Farm Kitchen Recipes

Winner, Winner Empanada Dinner!

It being a Monday and all (not only a Monday, but a Monday in June) I decided to make up some empanadas for our prayer group tonight. Now. Here’s why. I canned a good twenty pints of taco meat last fall, and we must not’ve been in the mood for tacos over the Winter, because I still have a good ten pints left to use up. And because cooking the meat and letting it cool completely is the most tedious part about making empanadas. Because the meat has to be cold. No doubt about it. Even a whisper of warmness and all that butter and lard that was so carefully chilled until it was just so( in order to make that perfectly flaky crust) will melt and it all would all have been for nothing.
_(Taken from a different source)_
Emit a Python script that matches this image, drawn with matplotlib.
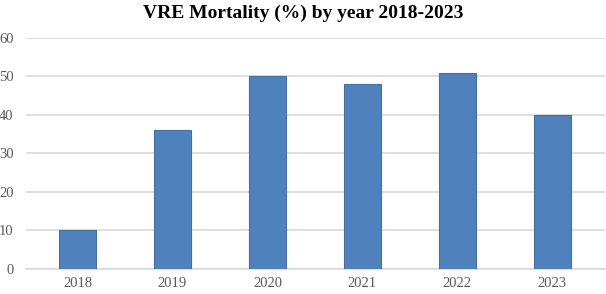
import matplotlib.pyplot as plt
import numpy as np

years = ['2018', '2019', '2020', '2021', '2022', '2023']
mortality = [10, 36, 50, 48, 51, 40]

plt.rcParams['font.family'] = ['Liberation Serif', 'DejaVu Serif']

fig = plt.figure(figsize=(6.06, 2.94), dpi=100)
ax = fig.add_axes([0.043, 0.085, 0.955, 0.786])

x = np.arange(len(years))
ax.bar(x, mortality, width=0.39, color='#4f81bd', edgecolor='#41719c', linewidth=0.8, zorder=3)

ax.set_xlim(-0.542, 5.553)
ax.set_ylim(0, 60)
ax.set_yticks(range(0, 61, 10))
ax.set_xticks(x)
ax.set_xticklabels(years)
ax.yaxis.grid(True, color='#d9d9d9', linewidth=1.2, zorder=0)
ax.tick_params(axis='both', length=0, labelsize=10.5, colors='#595959')
ax.tick_params(axis='y', pad=9)
ax.tick_params(axis='x', pad=6)
for s in ['top', 'right', 'left']:
    ax.spines[s].set_visible(False)
ax.spines['bottom'].set_color('#d9d9d9')
ax.spines['bottom'].set_linewidth(1.2)

fig.suptitle('VRE Mortality (%) by year 2018-2023', y=0.985, fontsize=14, fontweight='bold')

plt.savefig('out.png', dpi=100)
Nothing I tell you. So. The meat has to be cold. And you can use any kind of meat you like. In fact, you can go with no meat at all, in the way of a bean and cheese empanada, although I wouldn’t go crazy and call it vegetarian (even without the cheese) because any and all true empanadas must have one thing: lard. You can fill it with whatever you like. You can use either corn flour or regular or both. But drop the lard and you’ve only got a meat pie on your hand. Plain and simple as that. And this is how it’s made:

 

The Recipe

Two cups of flour, any kind you’d like, although having at least half being regular helps keep the whole thing together. Usually I use a one and three quarters regular flour to a quarter stone ground corn meal, for texture, but tonight I left that out. Because someone very near and dear to me who will just happen to be at the gathering tonight happens to have a corn allergy. So. No corn. I took my two cups flour and into it stirred one teaspoon salt and just a pinch of sugar. To that I cut in one third cup very cold lard and one third cup very cold butter, both chopped fine. They were cut in with a pastry blender until all was smooth and almost wanting to come together all on it’s own. To that I added one third cup very cold water and the whole thing was stirred and then finally lightly kneaded together until a smooth ball formed. The ball was left by itself to rest a bit while the butcher block was dusted with flour. The dough was then rolled out and cut into rounds. A scoop of taco meat (or anything else you’d like—here’s your chance to be creative!) was placed just north of center. The edges were slightly moistened with my finger dipped in a bit of water, and then the top was folded over the bottom until it looked like what it was always meant to be; a crescent moon. A fork pressed along the edge sealed the deal and the newly formed empanada was set aside on a plate where it will stay in the fridge until I am ready to cook it later tonight, at three hundred and fifty degrees, for about twenty minutes. Now. A good empanada always needs to be dipped. And for that, I’ve been known to take a bit of the taco juice and stir that in some sour cream and call it good. But tonight I’m missing the sweetness of the corn, so I’m taking baked bean juice (you know the stuff, right? The brown molasse-ey goodness that surrounds each and every bean before being baked (aka baked beans). Yes. That. A bit of that, say a tablespoon or two is stirred into a half cup sour cream (more or less to taste) to be set alongside the empanadas. It’s a winner, winner empanada dinner.